Challenges: Interest Expense, Depreciation, and Market Volatility
Despite the strengths, Enbridge faces its share of challenges. Rising interest and depreciation costs, tied to recent acquisitions and project launches, are pressuring margins. Lower contributions from certain liquids assets and volatility in renewable natural gas pricing and FX hedge settlements are additional headwinds. These are typical operating variables for midstream firms but warrant attention from investors monitoring long-term earnings quality and segment performance.
Nevertheless, the reaffirmed 2025 guidance—adjusted EBITDA of C$19.4–C$20.0 billion and DCF/share of C$5.50–C$5.90—signals management’s confidence in the company’s ability to deliver durable cash flows and sustain its dividend policy.
Conclusion: Why Enbridge’s Q3 Matters for Investors
Enbridge’s third-quarter results show a company balancing growth, diversification, and financial discipline. The GAAP EPS miss grabbed headlines, but the record adjusted EBITDA and stable distributable cash flow tell a more important story: Enbridge remains well-positioned to support its dividend and fund capital programs, even as it absorbs the impact of higher costs and market volatility.
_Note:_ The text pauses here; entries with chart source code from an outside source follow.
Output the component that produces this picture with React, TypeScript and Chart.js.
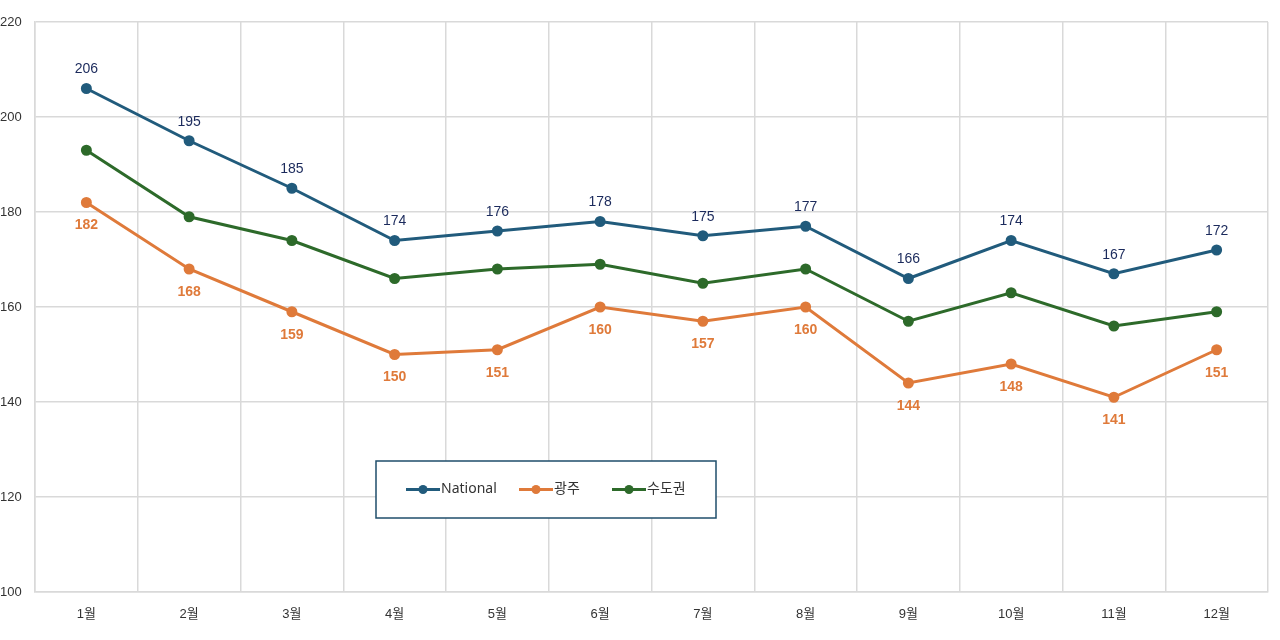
import { useEffect, useRef } from 'react'
import { Chart, registerables } from 'chart.js'

Chart.register(...registerables)

const months = ['1월', '2월', '3월', '4월', '5월', '6월', '7월', '8월', '9월', '10월', '11월', '12월']
const national = [206, 195, 185, 174, 176, 178, 175, 177, 166, 174, 167, 172]
const gwangju = [182, 168, 159, 150, 151, 160, 157, 160, 144, 148, 141, 151]
const capital = [193, 179, 174, 166, 168, 169, 165, 168, 157, 163, 156, 159]

const FONT = "'Liberation Sans', 'Noto Sans CJK KR', sans-serif"

// value labels: National above, 광주 below (bold)
const labelPlugin = {
  id: 'valueLabels',
  afterDatasetsDraw(chart) {
    const ctx = chart.ctx
    ctx.save()
    ctx.textAlign = 'center'
    ctx.textBaseline = 'middle'
    const m0 = chart.getDatasetMeta(0)
    ctx.font = `14px ${FONT}`
    ctx.fillStyle = '#1b2a5c'
    m0.data.forEach((p, i) => ctx.fillText(String(national[i]), p.x, p.y - 19))
    const m1 = chart.getDatasetMeta(1)
    ctx.font = `bold 14px ${FONT}`
    ctx.fillStyle = '#df7a3a'
    m1.data.forEach((p, i) => ctx.fillText(String(gwangju[i]), p.x, p.y + 23))
    ctx.restore()
  },
}

// boxed legend drawn inside the plot
const legendPlugin = {
  id: 'boxLegend',
  afterDraw(chart) {
    const ctx = chart.ctx
    const x0 = 376, y0 = 461, w = 340, h = 57
    ctx.save()
    ctx.fillStyle = '#ffffff'
    ctx.fillRect(x0, y0, w, h)
    ctx.strokeStyle = '#1f4e6b'
    ctx.lineWidth = 1.5
    ctx.strokeRect(x0, y0, w, h)
    const items = [
      { x: 406, text: 'National' },
      { x: 519, text: '광주' },
      { x: 612, text: '수도권' },
    ]
    const cy = y0 + 28.5
    ctx.textBaseline = 'middle'
    ctx.font = `14px 'Noto Sans', 'Noto Sans CJK KR', sans-serif`
    items.forEach((it, i) => {
      const ds = chart.data.datasets[i]
      ctx.strokeStyle = ds.borderColor
      ctx.lineWidth = 3
      ctx.beginPath()
      ctx.moveTo(it.x, cy)
      ctx.lineTo(it.x + 34, cy)
      ctx.stroke()
      ctx.fillStyle = ds.borderColor
      ctx.beginPath()
      ctx.arc(it.x + 17, cy, 4.5, 0, Math.PI * 2)
      ctx.fill()
      ctx.fillStyle = '#333333'
      ctx.fillText(it.text, it.x + 35, cy)
    })
    ctx.restore()
  },
}

export default function App() {
  const chartRef = useRef(null)
  const chartInstance = useRef(null)

  useEffect(() => {
    document.body.style.margin = '0'
    if (!chartRef.current) return
    if (chartInstance.current) chartInstance.current.destroy()

    const mk = (label, data, color) => ({
      label,
      data,
      borderColor: color,
      backgroundColor: color,
      borderWidth: 3,
      pointRadius: 4,
      pointHoverRadius: 4,
      tension: 0,
    })

    chartInstance.current = new Chart(chartRef.current.getContext('2d'), {
      type: 'line',
      data: {
        labels: months,
        datasets: [
          mk('National', national, '#215b7c'),
          mk('광주', gwangju, '#df7a3a'),
          mk('수도권', capital, '#2d6a2a'),
        ],
      },
      plugins: [labelPlugin, legendPlugin],
      options: {
        responsive: false,
        animation: false,
        layout: { padding: { top: 22, right: 12, left: 0, bottom: 0 } },
        plugins: {
          legend: { display: false },
          tooltip: { enabled: false },
        },
        scales: {
          x: {
            offset: true,
            grid: { offset: true, color: '#d9d9d9', lineWidth: 1.5, drawTicks: false },
            border: { color: '#d9d9d9', width: 1.5 },
            ticks: { color: '#333333', font: { family: FONT, size: 13 }, padding: 15 },
            afterFit: (s) => { s.height = 48 },
          },
          y: {
            min: 100,
            max: 220,
            ticks: {
              stepSize: 20,
              color: '#333333',
              font: { family: FONT, size: 13 },
              crossAlign: 'far',
              padding: 6,
            },
            grid: { color: '#d9d9d9', lineWidth: 1.5, drawTicks: false },
            border: { color: '#d9d9d9', width: 1.5 },
            afterFit: (s) => { s.width = 35 },
          },
        },
      },
    })

    return () => {
      if (chartInstance.current) chartInstance.current.destroy()
    }
  }, [])

  return <canvas ref={chartRef} width={1280} height={640} style={{ display: 'block' }} />
}
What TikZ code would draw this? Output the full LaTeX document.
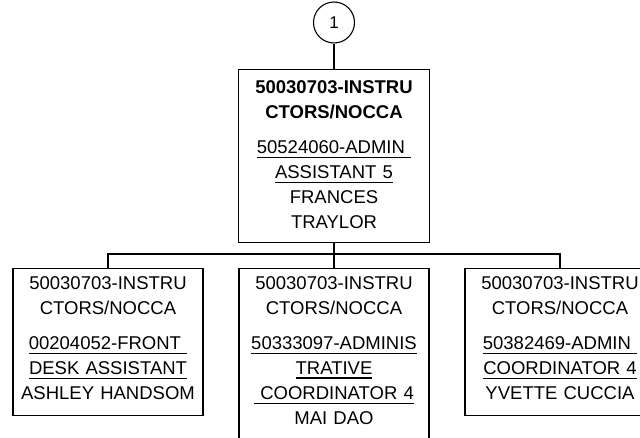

Looking ahead, the company’s secured project backlog, supportive regulatory outcomes, and disciplined approach to financing suggest that Enbridge will continue to play a central role in North American energy infrastructure. For investors seeking income and stability in the oil and gas midstream sector, Enbridge’s latest quarter reinforces its reputation as a reliable, resilient performer.
Analysis: Enbridge’s Q3 2025 results highlight the firm’s capacity to generate robust cash flow in the face of accounting volatility and sector-specific headwinds. While GAAP earnings dipped due to non-cash factors and rising costs, the record adjusted EBITDA and reaffirmed guidance confirm that Enbridge’s diversified model and disciplined financial management provide a solid foundation for dividend sustainability and future growth. For midstream investors, focusing on cash-based metrics rather than short-term EPS fluctuations remains the most prudent approach.